Portuguese borrowing costs rise

Portugal's borrowing costs rose at an auction of €1 billion of 12-month bills this morning.

Portugal's borrowing costs rose at an auction of €1 billion of 12-month bills this morning.

The securities due February 17th 2012, were issued at an average yield of 3.987 per cent, the country's debt management agency said. That compares with an average yield of 3.71 per cent at a previous auction of 12-month bills on February 2nd.

The auction attracted bids for 1.9 times the amount offered, compared with a bid-to-cover ratio of 2.6 in the February 2nd sale.
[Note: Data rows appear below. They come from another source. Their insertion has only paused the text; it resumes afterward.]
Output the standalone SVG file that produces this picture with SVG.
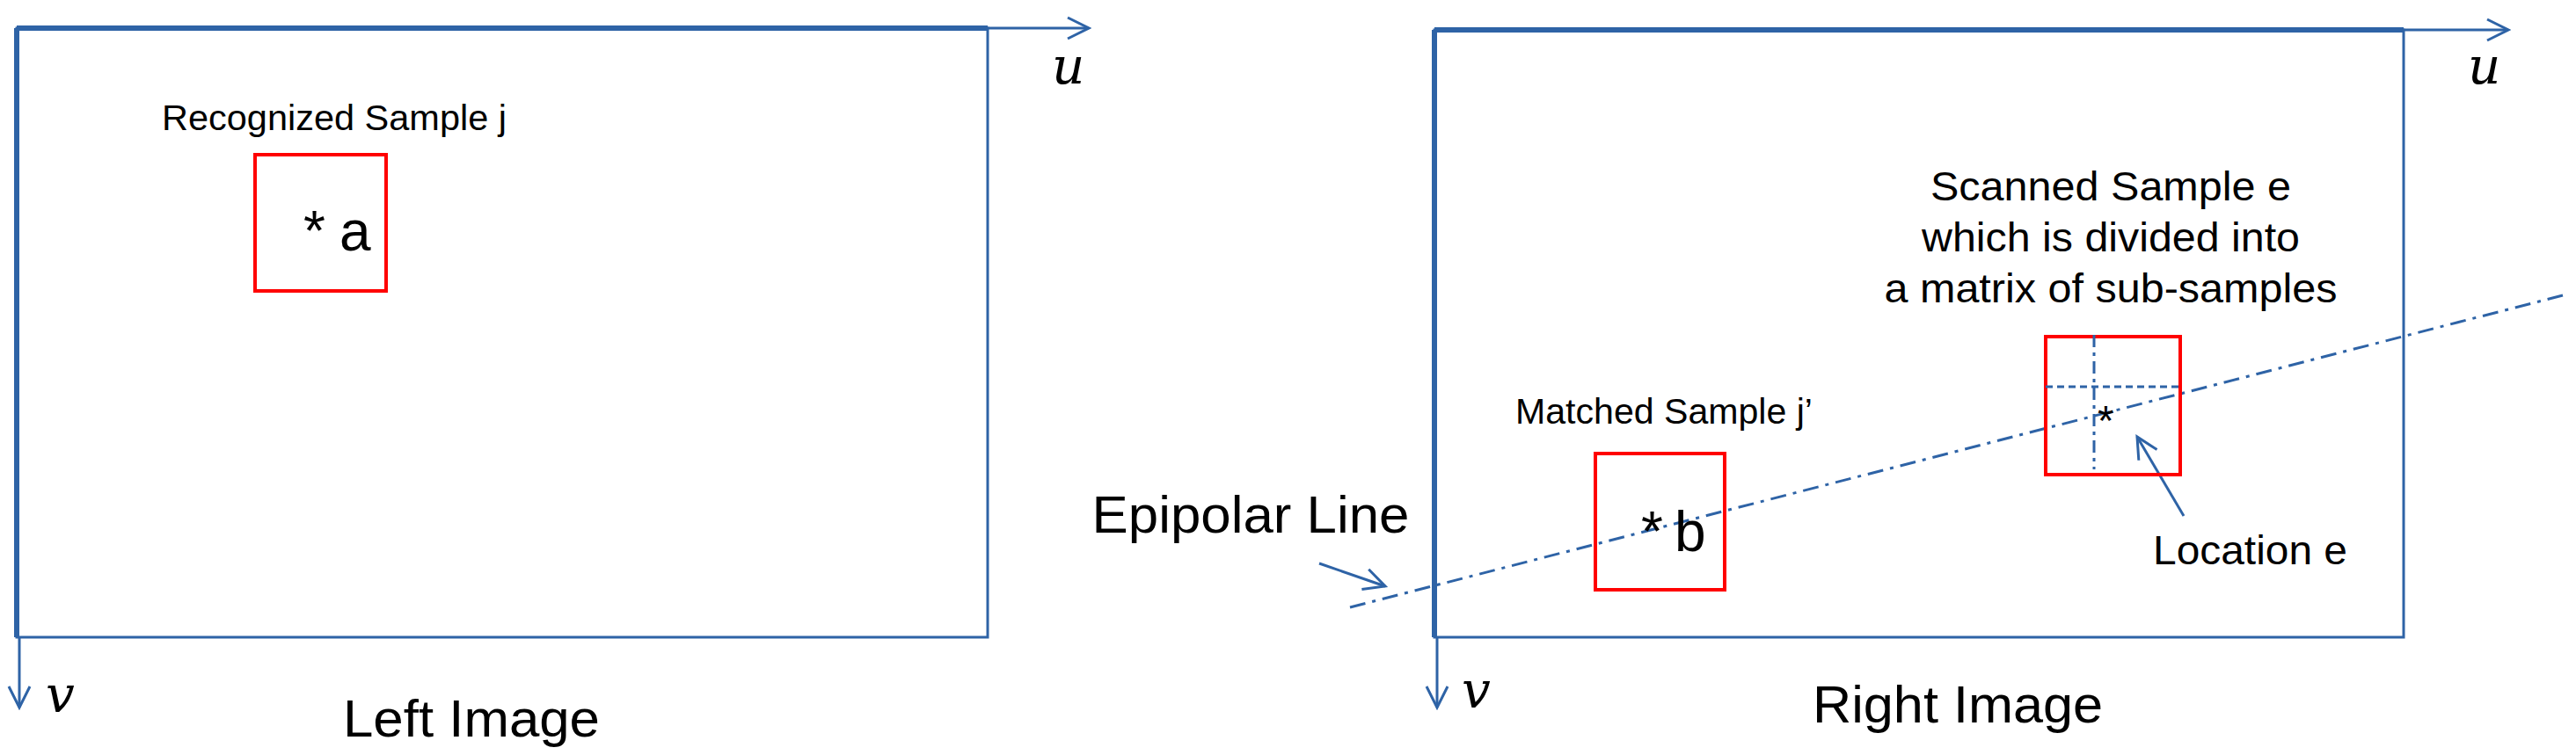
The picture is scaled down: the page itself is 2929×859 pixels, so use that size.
<svg xmlns="http://www.w3.org/2000/svg" width="2929" height="859" viewBox="0 0 2929 859">
<defs>
<style>
.fr{fill:none;stroke:#2E63A6;stroke-width:3}
.ax{fill:none;stroke:#2E63A6;stroke-width:6}
.bx{fill:none;stroke:#FF0000;stroke-width:4}
.t{font-family:"Liberation Sans",Arial,sans-serif;fill:#000}
.m{font-family:"DejaVu Serif","Liberation Serif",serif;font-style:italic;fill:#000;font-size:58px}
.ln{fill:none;stroke:#2E63A6;stroke-width:3}
</style>
<marker id="ah2" viewBox="0 0 30 30" refX="27" refY="15" markerWidth="30" markerHeight="30" markerUnits="userSpaceOnUse" orient="auto">
<path d="M3,3 L27,15 L3,27" fill="none" stroke="#2E63A6" stroke-width="3"/>
</marker>
</defs>
<g id="left-image">
<rect class="fr" x="19" y="32" width="1104" height="693"/>
<line class="ax" x1="19" y1="32" x2="1123" y2="32"/>
<line class="ax" x1="19" y1="32" x2="19" y2="725"/>
<line class="ln" x1="1123" y1="32" x2="1238" y2="32" marker-end="url(#ah2)"/>
<line class="ln" x1="22" y1="725" x2="22" y2="805" marker-end="url(#ah2)"/>
<text class="m" x="1196" y="95">u</text>
<text class="m" x="52" y="810">v</text>
<text class="t" x="536" y="838" font-size="60" text-anchor="middle" textLength="292" lengthAdjust="spacingAndGlyphs">Left Image</text>
</g>
<g id="sample-a">
<text class="t" x="380" y="148" font-size="40" text-anchor="middle" textLength="392" lengthAdjust="spacingAndGlyphs">Recognized Sample j</text>
<rect class="bx" x="290" y="176" width="149" height="155"/>
<text class="t" x="345" y="285" font-size="64">*</text>
<text class="t" x="386" y="285" font-size="64">a</text>
</g>
<g id="right-image">
<rect class="fr" x="1631" y="34" width="1102" height="691"/>
<line class="ax" x1="1631" y1="34" x2="2733" y2="34"/>
<line class="ax" x1="1631" y1="34" x2="1631" y2="725"/>
<line class="ln" x1="2733" y1="34" x2="2852" y2="34" marker-end="url(#ah2)"/>
<line class="ln" x1="1634" y1="725" x2="1634" y2="805" marker-end="url(#ah2)"/>
<text class="m" x="2806" y="95">u</text>
<text class="m" x="1662" y="805">v</text>
<text class="t" x="2226" y="822" font-size="60" text-anchor="middle" textLength="330" lengthAdjust="spacingAndGlyphs">Right Image</text>
</g>
<g id="connectors">
<line class="ln" x1="1535" y1="691" x2="2914" y2="336" stroke-dasharray="18,8,4,8"/>
<line class="ln" x1="1500" y1="641" x2="1575" y2="667" marker-end="url(#ah2)"/>
<line class="ln" x1="2483" y1="587" x2="2430" y2="497" marker-end="url(#ah2)"/>
</g>
<g id="epipolar-label">
<text class="t" x="1422" y="606" font-size="60" text-anchor="middle" textLength="361" lengthAdjust="spacingAndGlyphs">Epipolar Line</text>
</g>
<g id="sample-b">
<text class="t" x="1892" y="482" font-size="40" text-anchor="middle" textLength="338" lengthAdjust="spacingAndGlyphs">Matched Sample j’</text>
<rect class="bx" x="1814" y="516" width="147" height="155"/>
<text class="t" x="1866" y="627" font-size="64">*</text>
<text class="t" x="1904" y="627" font-size="64">b</text>
</g>
<g id="sample-e">
<text class="t" x="2400" y="228" font-size="46" text-anchor="middle" textLength="410" lengthAdjust="spacingAndGlyphs">Scanned Sample e</text>
<text class="t" x="2400" y="286" font-size="46" text-anchor="middle" textLength="430" lengthAdjust="spacingAndGlyphs">which is divided into</text>
<text class="t" x="2400" y="344" font-size="46" text-anchor="middle" textLength="515" lengthAdjust="spacingAndGlyphs">a matrix of sub-samples</text>
<rect class="bx" x="2326" y="383" width="153" height="157"/>
<line class="ln" x1="2326" y1="440" x2="2479" y2="440" stroke-dasharray="8,5"/>
<line class="ln" x1="2381" y1="381" x2="2381" y2="534" stroke-dasharray="14,6,4,6"/>
<text class="t" x="2385" y="495" font-size="48">*</text>
</g>
<g id="location-e">
<text class="t" x="2448" y="642" font-size="46" textLength="221" lengthAdjust="spacingAndGlyphs">Location e</text>
</g>
</svg>
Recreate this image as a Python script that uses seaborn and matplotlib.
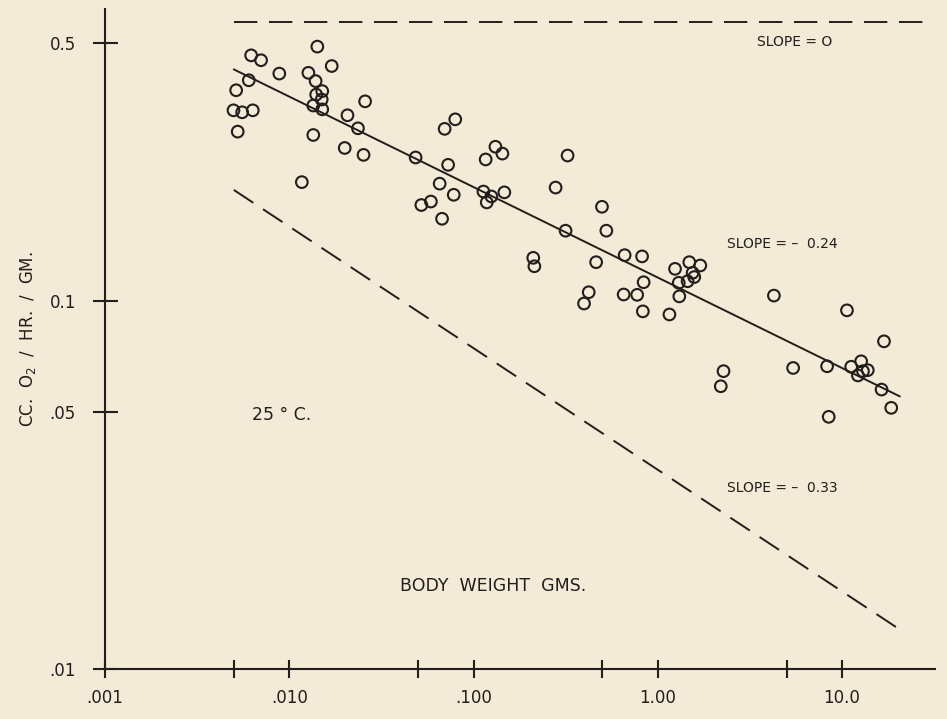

The IGCP on February 10th said the indicative amount for today's auction was between €750 million and €1 billion.

Separately, the European Central Bank may have bought nearly €18 billion of Portuguese bonds since May as part of its program to stanch the sovereign- debt crisis, according to Societe Generale SA. The French bank, one of Portugal's 18 primary dealers, estimated the ECB's holding of the nation's bonds accounted for 15 percent of its total debt outstanding.

Any bond-purchase program will only temporarily cap bond yields, and the government will need to tackle its deficit problem, the bank said in an e-mailed research note. "Without real austerity over the next two to three years, no amount of liquidity provision or official bond buying is going to make much difference, other than adding to moral hazard," wrote Societe Generale analysts including Paris-based Ciaran O'Hagan.

The ECB, which has propped up markets by buying €76.5 billion of struggling countries' bonds, is looking to hand over that job to governments through the European Financial Stability Facility, a bailout fund, so that it can focus on its main mission of combating inflation. Portugal is raising taxes and implementing the deepest spending cuts in more than three decades, aiming to convince investors it can narrow the euro-region's fourth-biggest budget gap and continue to tap markets for funding.

The yield on Portuguese 10-year bonds was little changed at 7.41 per cent as of 11:34 am in London.
It reached 7.64 per cent on February 10th, the highest since the introduction of the euro in 1999.